Appellant valt ter zake van zijn schending van de inlichtingenplicht een verwijt te maken. Daarom was het Uwv verplicht appellant een boete op te leggen. Omdat niet gebleken is van opzet of grove schuld is het Uwv terecht uitgegaan van normale verwijtbaarheid. Niet gebleken is dat de schending van de inlichtingenplicht appellant in verminderde mate valt te verwijten. De boete van € 5.180,- is evenredig.
4.3.
Uit 4.1 en 4.2 volgt dat de rechtbank de rechtsgevolgen van het bestreden besluit terecht in stand heeft gelaten; de WAZ-uitkering is terecht herzien, wat te veel aan WAZ-uitkering is betaald is terecht teruggevorderd en de boete is terecht opgelegd. Er bestond daarom voor de rechtbank geen aanleiding om het Uwv te veroordelen in de proceskosten in bezwaar. In artikel 7:15, tweede lid, van de Algemene wet bestuursrecht is bepaald dat de kosten, die de belanghebbende in verband met de behandeling van het bezwaar redelijkerwijs heeft moeten maken, door het bestuursorgaan uitsluitend worden vergoed op verzoek van de belanghebbende voor zover het bestreden besluit wordt herroepen wegens aan het bestuursorgaan te wijten onrechtmatigheid. Hiervan is in dit geval geen sprake.
4.4.
Het hoger beroep slaagt niet. De aangevallen uitspraak zal worden bevestigd voor zover aangevochten. Het voorwaardelijk incidenteel hoger beroep van het Uwv behoeft daarom geen bespreking meer.

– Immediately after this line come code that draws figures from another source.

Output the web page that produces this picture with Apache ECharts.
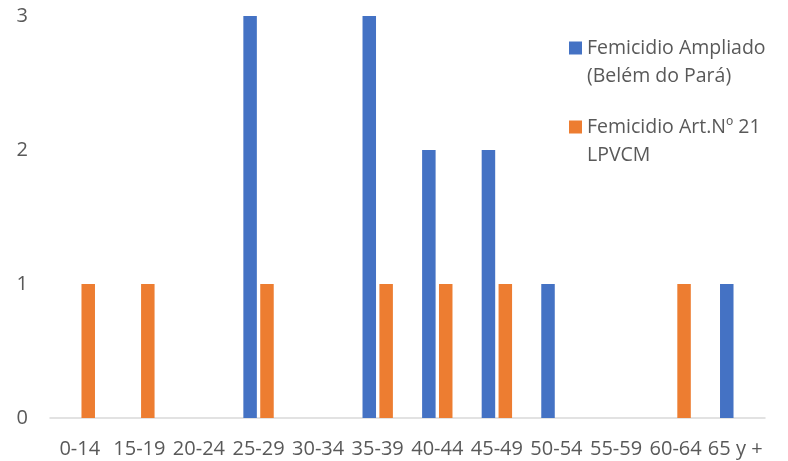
<!DOCTYPE html>
<html><head><meta charset="utf-8">
<script src="https://cdn.jsdelivr.net/npm/echarts@6/dist/echarts.min.js"></script>
<style>html,body{margin:0;padding:0;background:#fff}#c{width:788px;height:461px}</style>
</head><body><div id="c"></div>
<script>
const categories = ['0-14','15-19','20-24','25-29','30-34','35-39','40-44','45-49','50-54','55-59','60-64','65 y +'];
const ampliado = [0,0,0,3,0,3,2,2,1,0,0,1];
const art21 = [1,1,0,1,0,1,1,1,0,0,1,0];
const seriesNames = ['Femicidio Ampliado\n(Belém do Pará)','Femicidio Art.Nº 21\nLPVCM'];
const yTicks = [0,1,2,3];

const font = '"Open Sans", "DejaVu Sans", sans-serif';
const chart = echarts.init(document.getElementById('c'));
chart.setOption({
  animation: false,
  textStyle: {fontFamily: font},
  grid: {left: 50, right: 23, top: 16, bottom: 43, containLabel: false},
  legend: {
    orient: 'vertical', left: 564, top: 1, itemWidth: 13, itemHeight: 13, itemGap: -5,
    icon: 'rect',
    formatter: function (name) { return ' \n' + name; },
    textStyle: {fontFamily: font, fontSize: 19.5, color: '#595959', lineHeight: 28},
    data: seriesNames
  },
  xAxis: {
    type: 'category', data: categories,
    axisLine: {lineStyle: {color: '#D9D9D9', width: 1.5}},
    axisTick: {show: false},
    axisLabel: {color: '#595959', fontSize: 20, fontFamily: font, margin: 21, interval: 0}
  },
  yAxis: {
    type: 'value', min: yTicks[0], max: yTicks[yTicks.length-1], interval: 1,
    axisLine: {show: false}, axisTick: {show: false}, splitLine: {show: false},
    axisLabel: {color: '#595959', fontSize: 20, fontFamily: font, margin: 22}
  },
  series: [
    {name: seriesNames[0], type: 'bar', data: ampliado, itemStyle: {color: '#4472C4'}, barGap: '25%', barCategoryGap: '49%'},
    {name: seriesNames[1], type: 'bar', data: art21, itemStyle: {color: '#ED7D31'}, barGap: '25%', barCategoryGap: '49%'}
  ]
});
</script></body></html>
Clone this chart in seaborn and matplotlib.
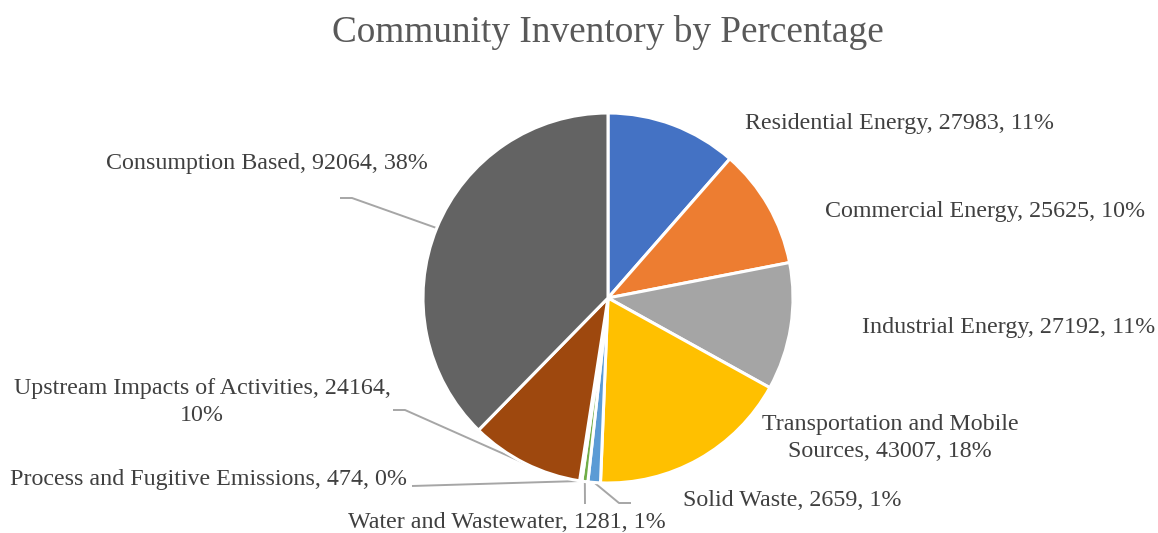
import numpy as np
import matplotlib
matplotlib.use("Agg")
import matplotlib.pyplot as plt
import seaborn as sns

# Community emissions inventory by sector
sectors = [
    "Residential Energy",
    "Commercial Energy",
    "Industrial Energy",
    "Transportation and Mobile Sources",
    "Solid Waste",
    "Water and Wastewater",
    "Process and Fugitive Emissions",
    "Upstream Impacts of Activities",
    "Consumption Based",
]
emissions = [27983, 25625, 27192, 43007, 2659, 1281, 474, 24164, 92064]
colors = ["#4472C4", "#ED7D31", "#A5A5A5", "#FFC000", "#5B9BD5",
          "#70AD47", "#264478", "#9E480E", "#636363"]

sns.set_theme(style="white")
plt.rcParams["font.family"] = ["Liberation Serif", "DejaVu Serif"]

W, H = 1158, 533
fig = plt.figure(figsize=(W / 100, H / 100), dpi=100)
ax = fig.add_axes([0, 0, 1, 1])


def py(y):
    """Convert a top-down pixel row into the axes' bottom-up y value."""
    return H - y


cx, cy, R = 608, py(298), 185
wedges, _ = ax.pie(
    emissions, colors=colors, startangle=90, counterclock=False,
    center=(cx, cy), radius=R, frame=True,
    wedgeprops=dict(edgecolor="white", linewidth=2.2),
)
ax.set_xlim(0, W)
ax.set_ylim(0, H)
ax.set_axis_off()

total = sum(emissions)
pcts = [f"{round(v / total * 100):.0f}%" for v in emissions]
texts = [f"{s}, {v}, {p}" for s, v, p in zip(sectors, emissions, pcts)]
texts[3] = f"Transportation and Mobile\nSources, {emissions[3]}, {pcts[3]}"
texts[7] = f"Upstream Impacts of Activities, {emissions[7]},\n{pcts[7]}"

# label anchor (pixel x, pixel y, horizontal alignment)
label_pos = [
    (745, 124, "left"),
    (825, 211, "left"),
    (862, 327, "left"),
    (890, 438, "center"),
    (683, 500, "left"),
    (507, 522, "center"),
    (407, 480, "right"),
    (202, 402, "center"),
    (428, 163, "right"),
]
# bend points of leader lines after the wedge edge (pixel coords)
leader_bends = {
    4: [(619, 503), (631, 503)],
    5: [(585, 504)],
    6: [(412, 486)],
    7: [(405, 410), (393, 410)],
    8: [(352, 198), (340, 198)],
}

txt_color = "#404040"
for i, (w, t) in enumerate(zip(wedges, texts)):
    x, y, ha = label_pos[i]
    ax.text(x, py(y), t, ha=ha, va="center", fontsize=17.3,
            color=txt_color, linespacing=1.33, multialignment="center")
    if i in leader_bends:
        ang = np.deg2rad((w.theta1 + w.theta2) / 2)
        start = (cx + R * np.cos(ang), cy + R * np.sin(ang))
        pts = [start] + [(bx, py(by)) for bx, by in leader_bends[i]]
        xs, ys = zip(*pts)
        ax.plot(xs, ys, color="#A6A6A6", lw=1.4, solid_capstyle="butt",
                zorder=0.5)

ax.text(608, py(32), "Community Inventory by Percentage", ha="center",
        va="center", fontsize=26.8, color="#595959")

fig.savefig("out.png", dpi=100, facecolor="white")
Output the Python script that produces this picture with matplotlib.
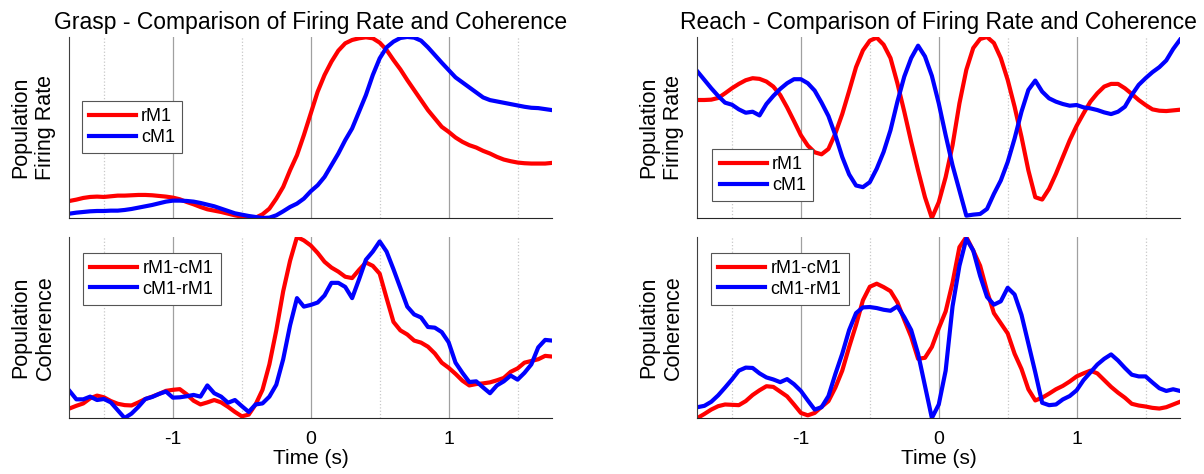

5. Voor een veroordeling in de proceskosten bestaat geen aanleiding.

BESLISSING

De Centrale Raad van Beroep bevestigt de aangevallen uitspraak voor zover aangevochten.
Deze uitspraak is gedaan door A.I. van der Kris als voorzitter en S. Wijna en M.E. Fortuin als leden, in tegenwoordigheid van M. Sharifi als griffier. De beslissing is uitgesproken in het openbaar op 19 februari 2020.
(getekend) A.I. Van der Kris
De griffier is verhinderd te ondertekenen.